Deve escrever-se «coiraçado» ou «couraçado»?

Resposta:

Olá, Afonso amigo, o irmão galego! O Ciberdúvidas está sempre pronto para receber as vozes da Galiza.

Admitem-se as duas formas, coiraçado e couraçado, mas a primeira, coiraçado, é pouco usada. Há outras palavras, como cousa / coisa / touro / toiro, cujo uso é diferente de região para região.

Pergunta:

Quando se fala em melão é frequente ouvir dizer «...por cima de melão, vinho de tostão...» o que nos remete para a qualidade do vinho.
Há dias ouvi «...por cima de melão, de vinho, um tostão...» o que leva a pensar em quantidade.
Não pergunto o que está correcto. Somente o mais usado.

Resposta:

Não é fácil sabermos qual o provérbio mais vulgar, se o atrás mencionado ou este: Por cima de melão, de vinho um tostão. E não é fácil, porque depende da região. Teríamos de percorrer Portugal inteiro para investigarmos.
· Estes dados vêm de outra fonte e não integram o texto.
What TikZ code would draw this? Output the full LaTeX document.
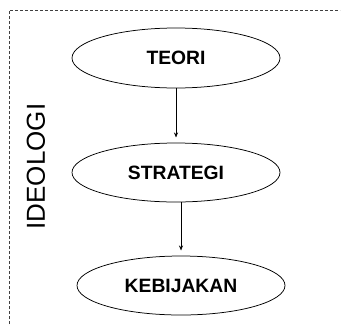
\documentclass[tikz,border=0pt]{standalone}
\usepackage{fontspec}
\setmainfont{Liberation Sans}
\usetikzlibrary{shapes.geometric,arrows.meta}
\begin{document}
\begin{tikzpicture}[x=1pt,y=-1pt,
  oval/.style={ellipse,draw,line width=0.75pt,minimum width=208pt,minimum height=60pt,inner sep=0pt,font=\fontsize{19.3}{21}\selectfont\bfseries},
  conn/.style={line width=0.6pt,-{Stealth[length=5pt,width=4pt]}},
  frame/.style={draw=black!75,line width=0.9pt,dash pattern=on 3pt off 2pt}]
\useasboundingbox (0,0) rectangle (344,324);
\coordinate (tl) at (9,10);
\coordinate (tr) at (340,10);
\coordinate (bl) at (9,324);
\draw[frame] (bl) -- (tl) -- (tr);
\node[oval] (teori) at (176,58) {TEORI};
\node[oval,minimum height=59pt] (strategi) at (176,172.5) {STRATEGI};
\node[oval,minimum height=59pt] (kebijakan) at (181,285.5) {KEBIJAKAN};
\node[rotate=90,font=\fontsize{26}{28}\selectfont,inner sep=0pt] (ideologi) at (36,166.5) {IDEOLOGI};
\coordinate (a1) at (176,137.5);
\coordinate (a2) at (181,250.5);
\draw[conn] (teori.south) -- (a1);
\draw[conn] (strategi.south -| a2) -- (a2);
\end{tikzpicture}
\end{document}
Na minha terra (Coimbra), lembro-me de ouvir muitas vezes «… de vinho um tostão». Algumas pessoas emendavam para «… vinho de tostão».

Esta última forma é a mais lógica, porque se refere ao preço de determinado vinho, o de tostão e não outro. Isto é, o melão exige vinho bom, o de tostão, e não menos. Por ser esta a forma mais lógica, é natural que seja a mais usada.

Nos livros de provérbios por mim consultados, encontrei apenas «… vinho de tostão», inclusivamente em "O Grande Livro de Provérbios" do Dr. José Pedro Machado, publicado em 1996. Eis, pois, outra razão para admitirmos como forma mais usada esta: «… vinho de um tostão».

Ainda outra razão: a forma registada é a mais eufónica. Ora comparemos:

Por cima de melão, vinho de tostão.

Por cima de melão, de vinho um tostão.

O encontro das duas vogais em «…nho um» soa mal.